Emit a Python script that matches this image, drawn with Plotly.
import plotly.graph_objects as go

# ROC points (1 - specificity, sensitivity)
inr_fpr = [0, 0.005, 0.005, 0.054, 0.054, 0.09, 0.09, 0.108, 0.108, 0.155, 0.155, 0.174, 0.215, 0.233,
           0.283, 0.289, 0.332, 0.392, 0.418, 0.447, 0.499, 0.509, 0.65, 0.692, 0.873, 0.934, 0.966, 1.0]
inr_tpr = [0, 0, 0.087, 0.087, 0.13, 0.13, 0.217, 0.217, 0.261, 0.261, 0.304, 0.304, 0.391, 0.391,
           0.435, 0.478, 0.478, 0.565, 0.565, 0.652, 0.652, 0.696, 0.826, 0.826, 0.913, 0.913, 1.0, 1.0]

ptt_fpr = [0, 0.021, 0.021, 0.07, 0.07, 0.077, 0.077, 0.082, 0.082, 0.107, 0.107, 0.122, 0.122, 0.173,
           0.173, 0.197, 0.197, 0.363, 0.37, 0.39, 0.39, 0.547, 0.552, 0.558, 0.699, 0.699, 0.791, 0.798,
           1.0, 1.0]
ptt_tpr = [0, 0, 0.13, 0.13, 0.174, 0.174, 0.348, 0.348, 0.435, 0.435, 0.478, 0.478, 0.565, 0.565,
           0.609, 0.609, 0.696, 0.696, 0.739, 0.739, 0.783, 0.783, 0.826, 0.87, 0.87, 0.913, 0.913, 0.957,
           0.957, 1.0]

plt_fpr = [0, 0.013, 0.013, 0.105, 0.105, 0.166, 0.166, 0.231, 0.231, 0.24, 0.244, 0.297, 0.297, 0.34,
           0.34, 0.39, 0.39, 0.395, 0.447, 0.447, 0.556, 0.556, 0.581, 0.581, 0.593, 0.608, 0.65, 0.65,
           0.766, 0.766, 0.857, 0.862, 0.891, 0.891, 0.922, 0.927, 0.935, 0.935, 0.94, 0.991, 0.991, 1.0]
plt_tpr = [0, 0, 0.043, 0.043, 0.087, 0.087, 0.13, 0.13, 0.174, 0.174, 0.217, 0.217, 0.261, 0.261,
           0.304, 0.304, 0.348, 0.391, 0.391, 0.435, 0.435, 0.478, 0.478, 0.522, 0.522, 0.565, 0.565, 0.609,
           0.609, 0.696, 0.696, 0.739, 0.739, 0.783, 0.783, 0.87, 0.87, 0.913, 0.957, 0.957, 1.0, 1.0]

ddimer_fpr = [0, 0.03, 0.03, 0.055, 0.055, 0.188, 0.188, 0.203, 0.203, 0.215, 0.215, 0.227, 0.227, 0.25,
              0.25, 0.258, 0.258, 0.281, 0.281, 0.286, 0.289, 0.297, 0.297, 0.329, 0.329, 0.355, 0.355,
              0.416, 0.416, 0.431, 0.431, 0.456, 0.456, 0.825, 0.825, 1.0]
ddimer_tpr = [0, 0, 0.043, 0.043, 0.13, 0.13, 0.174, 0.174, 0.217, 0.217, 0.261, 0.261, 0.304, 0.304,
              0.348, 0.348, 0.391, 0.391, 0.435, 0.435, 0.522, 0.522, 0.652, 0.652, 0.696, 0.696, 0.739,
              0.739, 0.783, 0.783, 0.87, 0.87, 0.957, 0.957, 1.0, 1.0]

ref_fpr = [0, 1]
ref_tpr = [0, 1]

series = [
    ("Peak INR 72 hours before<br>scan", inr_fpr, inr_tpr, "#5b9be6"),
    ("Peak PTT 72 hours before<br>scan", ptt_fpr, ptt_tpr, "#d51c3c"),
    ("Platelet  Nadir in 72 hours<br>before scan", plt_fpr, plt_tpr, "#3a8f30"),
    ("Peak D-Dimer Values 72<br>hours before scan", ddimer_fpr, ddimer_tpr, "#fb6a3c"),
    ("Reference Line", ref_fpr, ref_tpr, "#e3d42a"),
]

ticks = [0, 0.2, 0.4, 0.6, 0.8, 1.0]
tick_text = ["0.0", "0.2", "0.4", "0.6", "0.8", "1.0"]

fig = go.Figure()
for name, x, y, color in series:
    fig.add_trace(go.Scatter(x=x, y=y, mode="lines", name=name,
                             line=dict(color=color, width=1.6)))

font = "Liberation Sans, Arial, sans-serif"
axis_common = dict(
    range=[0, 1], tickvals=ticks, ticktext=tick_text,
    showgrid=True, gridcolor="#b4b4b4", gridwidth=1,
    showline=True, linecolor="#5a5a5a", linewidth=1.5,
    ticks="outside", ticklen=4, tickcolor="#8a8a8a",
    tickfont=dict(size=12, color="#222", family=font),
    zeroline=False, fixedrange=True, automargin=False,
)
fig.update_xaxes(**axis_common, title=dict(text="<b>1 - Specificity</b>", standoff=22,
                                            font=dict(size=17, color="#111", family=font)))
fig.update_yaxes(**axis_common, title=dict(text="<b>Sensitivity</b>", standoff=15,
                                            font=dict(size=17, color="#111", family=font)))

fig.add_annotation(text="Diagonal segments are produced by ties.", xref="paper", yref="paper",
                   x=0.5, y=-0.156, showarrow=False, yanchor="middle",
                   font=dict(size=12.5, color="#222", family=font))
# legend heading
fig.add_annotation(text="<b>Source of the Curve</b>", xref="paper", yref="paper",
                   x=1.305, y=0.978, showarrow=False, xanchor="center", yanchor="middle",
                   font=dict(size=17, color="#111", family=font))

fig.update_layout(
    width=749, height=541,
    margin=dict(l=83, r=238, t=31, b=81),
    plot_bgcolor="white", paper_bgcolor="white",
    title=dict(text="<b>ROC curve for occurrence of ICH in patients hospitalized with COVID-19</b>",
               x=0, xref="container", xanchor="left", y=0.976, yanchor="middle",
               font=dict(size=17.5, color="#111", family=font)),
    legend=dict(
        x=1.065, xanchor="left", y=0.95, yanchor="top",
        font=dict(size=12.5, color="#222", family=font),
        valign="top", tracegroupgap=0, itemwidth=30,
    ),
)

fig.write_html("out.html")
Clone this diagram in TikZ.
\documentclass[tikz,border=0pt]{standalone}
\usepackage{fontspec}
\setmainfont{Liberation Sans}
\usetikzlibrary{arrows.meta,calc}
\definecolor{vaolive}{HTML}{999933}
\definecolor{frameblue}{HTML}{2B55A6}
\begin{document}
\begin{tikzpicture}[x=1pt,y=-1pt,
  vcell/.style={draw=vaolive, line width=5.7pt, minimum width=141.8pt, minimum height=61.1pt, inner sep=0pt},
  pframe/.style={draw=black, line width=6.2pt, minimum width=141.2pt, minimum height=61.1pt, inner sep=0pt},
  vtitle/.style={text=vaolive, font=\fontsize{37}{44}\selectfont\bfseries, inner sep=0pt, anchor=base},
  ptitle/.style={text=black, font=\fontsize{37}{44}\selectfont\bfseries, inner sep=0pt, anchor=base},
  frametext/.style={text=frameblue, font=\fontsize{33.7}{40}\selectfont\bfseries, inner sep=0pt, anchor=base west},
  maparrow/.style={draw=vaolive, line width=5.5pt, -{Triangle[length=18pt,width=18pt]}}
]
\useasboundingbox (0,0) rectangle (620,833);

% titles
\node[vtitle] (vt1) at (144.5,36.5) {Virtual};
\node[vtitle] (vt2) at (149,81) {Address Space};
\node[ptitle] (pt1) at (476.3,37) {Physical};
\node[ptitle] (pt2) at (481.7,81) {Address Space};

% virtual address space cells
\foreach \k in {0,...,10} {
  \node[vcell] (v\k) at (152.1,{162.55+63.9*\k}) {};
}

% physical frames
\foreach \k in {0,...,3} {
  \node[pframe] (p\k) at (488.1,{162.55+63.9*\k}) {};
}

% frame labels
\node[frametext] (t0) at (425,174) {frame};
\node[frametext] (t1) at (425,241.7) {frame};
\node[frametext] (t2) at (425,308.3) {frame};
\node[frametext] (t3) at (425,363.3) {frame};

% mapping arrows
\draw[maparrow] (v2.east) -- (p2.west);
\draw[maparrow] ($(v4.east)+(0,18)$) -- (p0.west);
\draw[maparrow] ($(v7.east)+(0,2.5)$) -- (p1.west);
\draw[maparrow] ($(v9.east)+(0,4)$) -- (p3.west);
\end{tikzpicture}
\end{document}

+++

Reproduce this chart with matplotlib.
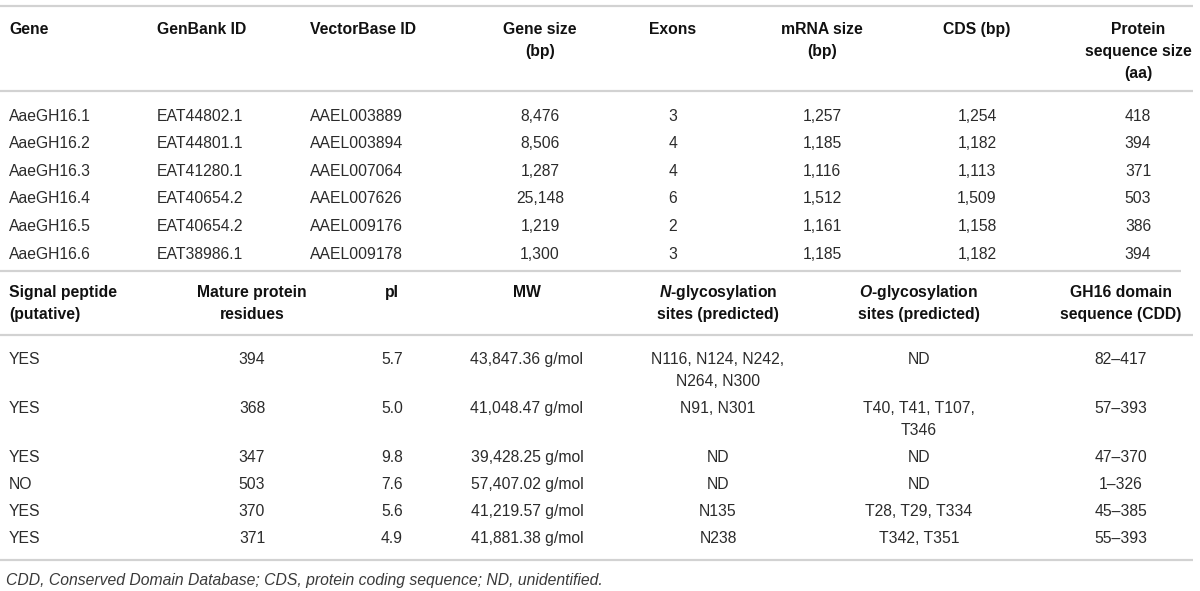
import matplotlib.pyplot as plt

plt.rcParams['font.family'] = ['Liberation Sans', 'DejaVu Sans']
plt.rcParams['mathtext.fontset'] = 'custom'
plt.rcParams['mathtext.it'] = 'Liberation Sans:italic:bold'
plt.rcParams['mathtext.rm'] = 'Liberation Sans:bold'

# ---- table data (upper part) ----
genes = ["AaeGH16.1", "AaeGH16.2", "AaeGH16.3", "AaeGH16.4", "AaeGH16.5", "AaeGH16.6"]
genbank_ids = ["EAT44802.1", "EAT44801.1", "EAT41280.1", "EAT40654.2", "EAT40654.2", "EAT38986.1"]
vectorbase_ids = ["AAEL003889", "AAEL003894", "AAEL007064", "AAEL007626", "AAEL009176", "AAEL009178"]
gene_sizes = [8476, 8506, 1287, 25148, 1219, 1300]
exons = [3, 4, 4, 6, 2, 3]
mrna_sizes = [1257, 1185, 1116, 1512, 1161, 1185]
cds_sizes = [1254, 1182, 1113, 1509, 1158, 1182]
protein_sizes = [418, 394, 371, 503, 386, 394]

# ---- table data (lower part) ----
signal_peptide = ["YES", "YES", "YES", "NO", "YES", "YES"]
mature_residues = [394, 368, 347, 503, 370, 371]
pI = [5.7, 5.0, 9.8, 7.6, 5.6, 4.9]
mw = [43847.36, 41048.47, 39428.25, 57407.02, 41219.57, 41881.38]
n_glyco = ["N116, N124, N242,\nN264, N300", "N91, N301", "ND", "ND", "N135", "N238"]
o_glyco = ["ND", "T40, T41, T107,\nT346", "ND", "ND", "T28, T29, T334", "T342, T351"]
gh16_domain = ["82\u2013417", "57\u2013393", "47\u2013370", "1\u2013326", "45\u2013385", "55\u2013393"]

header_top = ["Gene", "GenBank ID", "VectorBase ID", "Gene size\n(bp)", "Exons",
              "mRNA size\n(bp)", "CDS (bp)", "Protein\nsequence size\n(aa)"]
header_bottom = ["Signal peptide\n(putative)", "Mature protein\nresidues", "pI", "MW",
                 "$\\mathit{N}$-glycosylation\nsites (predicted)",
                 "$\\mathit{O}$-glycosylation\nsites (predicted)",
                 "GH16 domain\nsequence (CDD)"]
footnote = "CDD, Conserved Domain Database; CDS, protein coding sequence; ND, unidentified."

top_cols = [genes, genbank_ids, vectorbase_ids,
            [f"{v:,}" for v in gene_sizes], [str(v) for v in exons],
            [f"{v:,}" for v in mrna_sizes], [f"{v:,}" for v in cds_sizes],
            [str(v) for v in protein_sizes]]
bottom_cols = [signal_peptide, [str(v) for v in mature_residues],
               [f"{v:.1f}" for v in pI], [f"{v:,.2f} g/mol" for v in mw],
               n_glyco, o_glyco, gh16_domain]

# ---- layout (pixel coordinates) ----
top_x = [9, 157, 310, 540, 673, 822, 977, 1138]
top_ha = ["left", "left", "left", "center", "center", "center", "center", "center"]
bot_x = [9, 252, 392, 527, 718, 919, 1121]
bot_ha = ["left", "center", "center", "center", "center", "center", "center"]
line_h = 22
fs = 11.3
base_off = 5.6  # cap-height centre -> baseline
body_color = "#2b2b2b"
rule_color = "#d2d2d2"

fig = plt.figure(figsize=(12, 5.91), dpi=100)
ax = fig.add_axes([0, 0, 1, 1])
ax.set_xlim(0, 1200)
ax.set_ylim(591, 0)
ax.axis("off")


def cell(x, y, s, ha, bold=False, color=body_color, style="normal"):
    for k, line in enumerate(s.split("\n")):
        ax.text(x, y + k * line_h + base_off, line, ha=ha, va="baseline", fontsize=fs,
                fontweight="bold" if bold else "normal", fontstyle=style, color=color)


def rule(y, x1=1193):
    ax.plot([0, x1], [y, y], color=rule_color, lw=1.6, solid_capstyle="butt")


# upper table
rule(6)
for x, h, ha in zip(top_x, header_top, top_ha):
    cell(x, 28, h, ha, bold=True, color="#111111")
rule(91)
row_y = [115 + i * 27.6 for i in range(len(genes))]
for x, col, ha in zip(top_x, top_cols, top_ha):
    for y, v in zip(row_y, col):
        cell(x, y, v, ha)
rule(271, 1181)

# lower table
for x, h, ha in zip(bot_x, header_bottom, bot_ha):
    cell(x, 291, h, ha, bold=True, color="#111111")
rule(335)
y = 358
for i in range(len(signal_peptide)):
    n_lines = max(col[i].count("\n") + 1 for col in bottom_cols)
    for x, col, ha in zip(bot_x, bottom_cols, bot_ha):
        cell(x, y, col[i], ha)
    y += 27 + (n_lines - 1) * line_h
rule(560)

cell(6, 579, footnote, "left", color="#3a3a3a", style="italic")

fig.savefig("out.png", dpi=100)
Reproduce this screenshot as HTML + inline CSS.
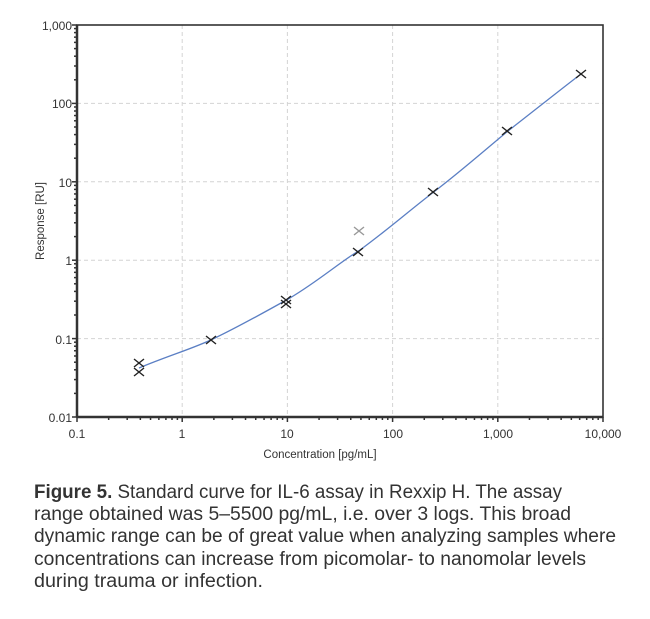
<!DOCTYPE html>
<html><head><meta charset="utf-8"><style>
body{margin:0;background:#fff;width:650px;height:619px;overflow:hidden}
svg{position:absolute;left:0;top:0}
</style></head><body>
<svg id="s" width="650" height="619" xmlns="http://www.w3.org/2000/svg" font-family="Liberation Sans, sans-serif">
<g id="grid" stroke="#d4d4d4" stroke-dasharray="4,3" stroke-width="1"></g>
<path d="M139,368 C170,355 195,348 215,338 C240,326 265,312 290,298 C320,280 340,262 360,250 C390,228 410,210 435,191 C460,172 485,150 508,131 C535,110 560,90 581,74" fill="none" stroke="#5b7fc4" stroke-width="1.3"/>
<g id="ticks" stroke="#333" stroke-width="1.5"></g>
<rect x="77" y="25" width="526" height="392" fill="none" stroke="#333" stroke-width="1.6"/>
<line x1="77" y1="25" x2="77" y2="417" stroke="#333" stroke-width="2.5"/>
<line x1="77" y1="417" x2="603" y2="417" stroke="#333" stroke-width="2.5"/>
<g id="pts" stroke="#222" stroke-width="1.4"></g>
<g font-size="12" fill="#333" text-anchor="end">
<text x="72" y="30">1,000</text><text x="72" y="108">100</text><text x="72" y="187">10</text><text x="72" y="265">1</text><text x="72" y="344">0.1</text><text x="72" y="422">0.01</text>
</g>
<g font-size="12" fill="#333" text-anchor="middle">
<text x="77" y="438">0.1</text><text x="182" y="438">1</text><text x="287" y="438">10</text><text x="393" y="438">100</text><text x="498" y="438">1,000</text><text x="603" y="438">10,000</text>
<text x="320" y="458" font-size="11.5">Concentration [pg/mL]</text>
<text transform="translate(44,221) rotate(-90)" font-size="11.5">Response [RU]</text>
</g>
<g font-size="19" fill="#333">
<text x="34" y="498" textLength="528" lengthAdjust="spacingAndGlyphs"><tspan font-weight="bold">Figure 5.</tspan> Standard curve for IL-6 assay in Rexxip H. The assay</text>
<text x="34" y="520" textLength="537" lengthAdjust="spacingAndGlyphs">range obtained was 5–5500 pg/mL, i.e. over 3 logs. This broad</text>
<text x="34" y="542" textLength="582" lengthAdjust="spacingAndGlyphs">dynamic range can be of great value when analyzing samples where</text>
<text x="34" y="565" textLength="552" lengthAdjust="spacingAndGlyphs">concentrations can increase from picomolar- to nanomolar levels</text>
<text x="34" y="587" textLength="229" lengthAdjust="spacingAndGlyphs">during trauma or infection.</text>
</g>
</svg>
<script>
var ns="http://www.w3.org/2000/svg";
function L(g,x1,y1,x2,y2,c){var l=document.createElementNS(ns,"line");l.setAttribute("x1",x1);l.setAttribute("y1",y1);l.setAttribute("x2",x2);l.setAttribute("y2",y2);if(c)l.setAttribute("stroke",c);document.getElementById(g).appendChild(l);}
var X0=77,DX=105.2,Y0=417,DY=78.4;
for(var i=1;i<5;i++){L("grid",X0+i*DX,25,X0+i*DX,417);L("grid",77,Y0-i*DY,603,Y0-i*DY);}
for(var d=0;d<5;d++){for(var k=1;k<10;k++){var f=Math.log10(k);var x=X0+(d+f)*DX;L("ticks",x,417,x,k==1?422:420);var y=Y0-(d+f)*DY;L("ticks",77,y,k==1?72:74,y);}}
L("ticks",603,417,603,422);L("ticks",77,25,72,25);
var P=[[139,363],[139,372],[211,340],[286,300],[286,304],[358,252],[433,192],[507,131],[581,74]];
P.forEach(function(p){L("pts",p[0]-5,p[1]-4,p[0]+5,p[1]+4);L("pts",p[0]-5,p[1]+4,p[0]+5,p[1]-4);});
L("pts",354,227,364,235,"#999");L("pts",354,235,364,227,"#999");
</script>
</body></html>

+++

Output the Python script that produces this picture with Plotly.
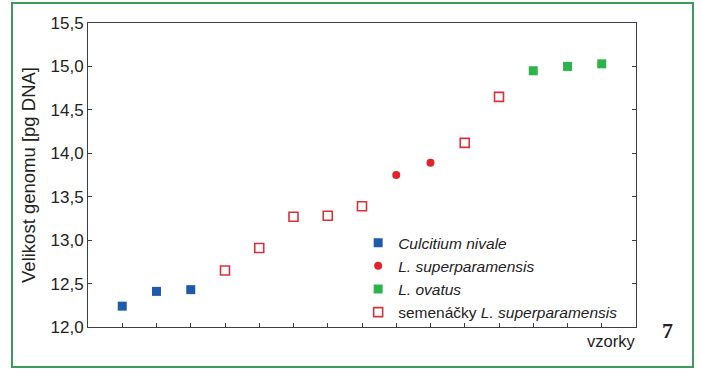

+++

Give again the run of lines that opens at the line with "Emit a Python" and closes at the line with "0.957, 1.0]", exactly, and only that run.

Emit a Python script that matches this image, drawn with Plotly.
import plotly.graph_objects as go

# ROC points (1 - specificity, sensitivity)
inr_fpr = [0, 0.005, 0.005, 0.054, 0.054, 0.09, 0.09, 0.108, 0.108, 0.155, 0.155, 0.174, 0.215, 0.233,
           0.283, 0.289, 0.332, 0.392, 0.418, 0.447, 0.499, 0.509, 0.65, 0.692, 0.873, 0.934, 0.966, 1.0]
inr_tpr = [0, 0, 0.087, 0.087, 0.13, 0.13, 0.217, 0.217, 0.261, 0.261, 0.304, 0.304, 0.391, 0.391,
           0.435, 0.478, 0.478, 0.565, 0.565, 0.652, 0.652, 0.696, 0.826, 0.826, 0.913, 0.913, 1.0, 1.0]

ptt_fpr = [0, 0.021, 0.021, 0.07, 0.07, 0.077, 0.077, 0.082, 0.082, 0.107, 0.107, 0.122, 0.122, 0.173,
           0.173, 0.197, 0.197, 0.363, 0.37, 0.39, 0.39, 0.547, 0.552, 0.558, 0.699, 0.699, 0.791, 0.798,
           1.0, 1.0]
ptt_tpr = [0, 0, 0.13, 0.13, 0.174, 0.174, 0.348, 0.348, 0.435, 0.435, 0.478, 0.478, 0.565, 0.565,
           0.609, 0.609, 0.696, 0.696, 0.739, 0.739, 0.783, 0.783, 0.826, 0.87, 0.87, 0.913, 0.913, 0.957,
           0.957, 1.0]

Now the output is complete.